Given data |
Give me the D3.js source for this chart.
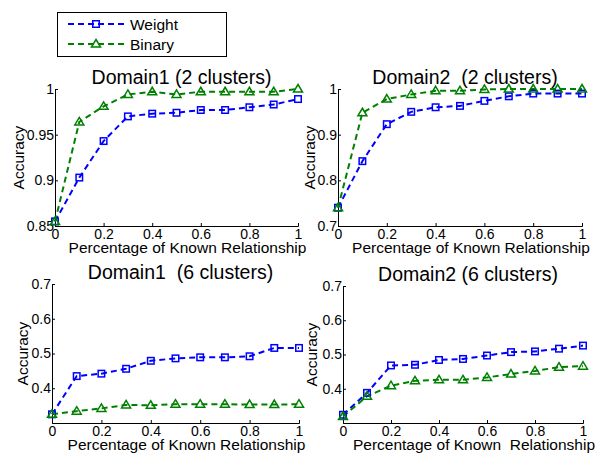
<!DOCTYPE html>
<html>
<head>
<meta charset="utf-8">
<script src="https://cdn.jsdelivr.net/npm/d3@7"></script>
<style>
  body { margin: 0; background: #fff; }
  svg text { font-family: "Liberation Sans", Arial, sans-serif; fill: #000; }
</style>
</head>
<body>
<div id="viz"></div>
<script>
(function () {
  // percentages of known relationship
  var xValues = [0, 0.1, 0.2, 0.3, 0.4, 0.5, 0.6, 0.7, 0.8, 0.9, 1];
  var xTicks = [0, 0.2, 0.4, 0.6, 0.8, 1];

  var seriesNames = ['Weight', 'Binary'];

  // Domain1 (2 clusters)
  var weightD1c2 = [0.855, 0.903, 0.943, 0.970, 0.973, 0.974, 0.977, 0.977, 0.980, 0.983, 0.989];
  var binaryD1c2 = [0.855, 0.964, 0.981, 0.994, 0.997, 0.994, 0.997, 0.997, 0.997, 0.997, 1.000];
  // Domain2 (2 clusters)
  var weightD2c2 = [0.740, 0.842, 0.923, 0.950, 0.960, 0.963, 0.974, 0.984, 0.990, 0.990, 0.990];
  var binaryD2c2 = [0.740, 0.948, 0.978, 0.988, 0.996, 0.996, 0.999, 1.000, 1.000, 1.000, 1.000];
  // Domain1 (6 clusters)
  var weightD1c6 = [0.325, 0.435, 0.442, 0.456, 0.479, 0.486, 0.489, 0.489, 0.492, 0.516, 0.516];
  var binaryD1c6 = [0.325, 0.334, 0.342, 0.352, 0.351, 0.354, 0.354, 0.354, 0.353, 0.353, 0.354];
  // Domain2 (6 clusters)
  var weightD2c6 = [0.324, 0.388, 0.468, 0.470, 0.484, 0.487, 0.497, 0.507, 0.509, 0.517, 0.526];
  var binaryD2c6 = [0.319, 0.378, 0.409, 0.423, 0.426, 0.426, 0.433, 0.443, 0.452, 0.463, 0.466];

  var yTicksD1c2 = [0.85, 0.9, 0.95, 1];
  var yTicksD2c2 = [0.7, 0.8, 0.9, 1];
  var yTicksC6 = [0.4, 0.5, 0.6, 0.7];

  var titles = ['Domain1 (2 clusters)', 'Domain2  (2 clusters)', 'Domain1  (6 clusters)', 'Domain2 (6 clusters)'];
  var xLabels = ['Percentage of Known Relationship', 'Percentage of Known Relationship',
                 'Percentage of Known Relationship', 'Percentage of Known  Relationship'];

  var colors = {'Weight': '#0000ff', 'Binary': '#008000'};

  var width = 595, height = 453;

  // panel boxes (pixels)
  var panels = [
    {x0: 55, x1: 298, y0: 89, y1: 226, domain: [0.85, 1], ticks: yTicksD1c2, fmt: d3.format('.2~f'), weight: weightD1c2, binary: binaryD1c2, ylabX: 19},
    {x0: 338, x1: 582, y0: 89, y1: 226, domain: [0.7, 1], ticks: yTicksD2c2, fmt: d3.format('.1~f'), weight: weightD2c2, binary: binaryD2c2, ylabX: 310},
    {x0: 52, x1: 299, y0: 284, y1: 423, domain: [0.3, 0.7], ticks: yTicksC6, fmt: d3.format('.1f'), weight: weightD1c6, binary: binaryD1c6, ylabX: 23},
    {x0: 343, x1: 583, y0: 286, y1: 423, domain: [0.3, 0.7], ticks: yTicksC6, fmt: d3.format('.1f'), weight: weightD2c6, binary: binaryD2c6, ylabX: 312}
  ];

  var svg = d3.select('#viz').append('svg')
    .attr('width', width)
    .attr('height', height);

  function drawMarker(g, name, cx, cy) {
    if (name === 'Weight') {
      g.append('rect')
        .attr('x', cx - 3.25).attr('y', cy - 3.25)
        .attr('width', 6.5).attr('height', 6.5)
        .attr('fill', 'none')
        .attr('stroke', colors[name])
        .attr('stroke-width', 1.5);
    } else {
      g.append('path')
        .attr('d', 'M' + cx + ',' + (cy - 4.5) + 'L' + (cx + 4.5) + ',' + (cy + 3) + 'L' + (cx - 4.5) + ',' + (cy + 3) + 'Z')
        .attr('fill', 'none')
        .attr('stroke', colors[name])
        .attr('stroke-width', 1.5);
    }
  }

  panels.forEach(function (p, i) {
    var x = d3.scaleLinear().domain([0, 1]).range([p.x0, p.x1]);
    var y = d3.scaleLinear().domain(p.domain).range([p.y1, p.y0]);
    var g = svg.append('g');

    // axes, ticks inward
    var xAxis = g.append('g')
      .attr('transform', 'translate(0,' + p.y1 + ')')
      .call(d3.axisBottom(x).tickValues(xTicks).tickSize(-3).tickPadding(5).tickFormat(d3.format('~g')));
    var yAxis = g.append('g')
      .attr('transform', 'translate(' + p.x0 + ',0)')
      .call(d3.axisLeft(y).tickValues(p.ticks).tickSize(-3).tickPadding(2).tickFormat(p.fmt));

    [xAxis, yAxis].forEach(function (a) {
      a.select('.domain').attr('stroke', '#000').attr('stroke-width', 1);
      a.selectAll('.tick line').attr('stroke', '#000');
      a.selectAll('.tick text').attr('font-size', 14).attr('fill', '#000')
        .style('font-family', '"Liberation Sans", Arial, sans-serif');
    });
    xAxis.selectAll('.tick text').attr('dy', '0.71em').attr('y', 3);
    yAxis.selectAll('.tick text').attr('x', -1);

    // series
    var rows = [{name: 'Weight', vals: p.weight}, {name: 'Binary', vals: p.binary}];
    var line = d3.line()
      .x(function (d, k) { return x(xValues[k]); })
      .y(function (d) { return y(d); });

    rows.forEach(function (r) {
      g.append('path')
        .datum(r.vals)
        .attr('fill', 'none')
        .attr('stroke', colors[r.name])
        .attr('stroke-width', 2)
        .attr('stroke-dasharray', '6,4')
        .attr('d', line);
    });
    rows.forEach(function (r) {
      r.vals.forEach(function (v, k) {
        drawMarker(g, r.name, x(xValues[k]), y(v));
      });
    });

    var cx = (p.x0 + p.x1) / 2;
    g.append('text')
      .attr('x', cx + 5)
      .attr('y', p.y0 - 5)
      .attr('text-anchor', 'middle')
      .attr('font-size', 19.5)
      .style('white-space', 'pre')
      .text(titles[i]);

    g.append('text')
      .attr('x', cx + 11)
      .attr('y', p.y1 + 26.5)
      .attr('text-anchor', 'middle')
      .attr('font-size', 15.5)
      .style('white-space', 'pre')
      .text(xLabels[i]);

    g.append('text')
      .attr('transform', 'translate(' + (p.ylabX + 5) + ',' + ((p.y0 + p.y1) / 2) + ') rotate(-90)')
      .attr('text-anchor', 'middle')
      .attr('font-size', 15.5)
      .text('Accuracy');
  });

  // legend
  var legend = svg.append('g').attr('class', 'legend');
  legend.append('rect')
    .attr('x', 57.5).attr('y', 12.5)
    .attr('width', 169).attr('height', 44)
    .attr('fill', '#fff')
    .attr('stroke', '#000')
    .attr('stroke-width', 1);

  seriesNames.forEach(function (name, k) {
    var ly = 24 + k * 20;
    legend.append('line')
      .attr('x1', 68).attr('x2', 125)
      .attr('y1', ly).attr('y2', ly)
      .attr('stroke', colors[name])
      .attr('stroke-width', 2)
      .attr('stroke-dasharray', '6,4');
    drawMarker(legend, name, 96, ly);
    legend.append('text')
      .attr('x', 130)
      .attr('y', ly + 5.5)
      .attr('font-size', 15.5)
      .text(name);
  });
})();
</script>
</body>
</html>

Exercise | Return nothing but the lines running from the start of the data to the line with "0.452, 0.463, 0.466];", please, both ends included and no pictures.

Result |
Give me the D3.js source for this chart.
<!DOCTYPE html>
<html>
<head>
<meta charset="utf-8">
<script src="https://cdn.jsdelivr.net/npm/d3@7"></script>
<style>
  body { margin: 0; background: #fff; }
  svg text { font-family: "Liberation Sans", Arial, sans-serif; fill: #000; }
</style>
</head>
<body>
<div id="viz"></div>
<script>
(function () {
  // percentages of known relationship
  var xValues = [0, 0.1, 0.2, 0.3, 0.4, 0.5, 0.6, 0.7, 0.8, 0.9, 1];
  var xTicks = [0, 0.2, 0.4, 0.6, 0.8, 1];

  var seriesNames = ['Weight', 'Binary'];

  // Domain1 (2 clusters)
  var weightD1c2 = [0.855, 0.903, 0.943, 0.970, 0.973, 0.974, 0.977, 0.977, 0.980, 0.983, 0.989];
  var binaryD1c2 = [0.855, 0.964, 0.981, 0.994, 0.997, 0.994, 0.997, 0.997, 0.997, 0.997, 1.000];
  // Domain2 (2 clusters)
  var weightD2c2 = [0.740, 0.842, 0.923, 0.950, 0.960, 0.963, 0.974, 0.984, 0.990, 0.990, 0.990];
  var binaryD2c2 = [0.740, 0.948, 0.978, 0.988, 0.996, 0.996, 0.999, 1.000, 1.000, 1.000, 1.000];
  // Domain1 (6 clusters)
  var weightD1c6 = [0.325, 0.435, 0.442, 0.456, 0.479, 0.486, 0.489, 0.489, 0.492, 0.516, 0.516];
  var binaryD1c6 = [0.325, 0.334, 0.342, 0.352, 0.351, 0.354, 0.354, 0.354, 0.353, 0.353, 0.354];
  // Domain2 (6 clusters)
  var weightD2c6 = [0.324, 0.388, 0.468, 0.470, 0.484, 0.487, 0.497, 0.507, 0.509, 0.517, 0.526];
  var binaryD2c6 = [0.319, 0.378, 0.409, 0.423, 0.426, 0.426, 0.433, 0.443, 0.452, 0.463, 0.466];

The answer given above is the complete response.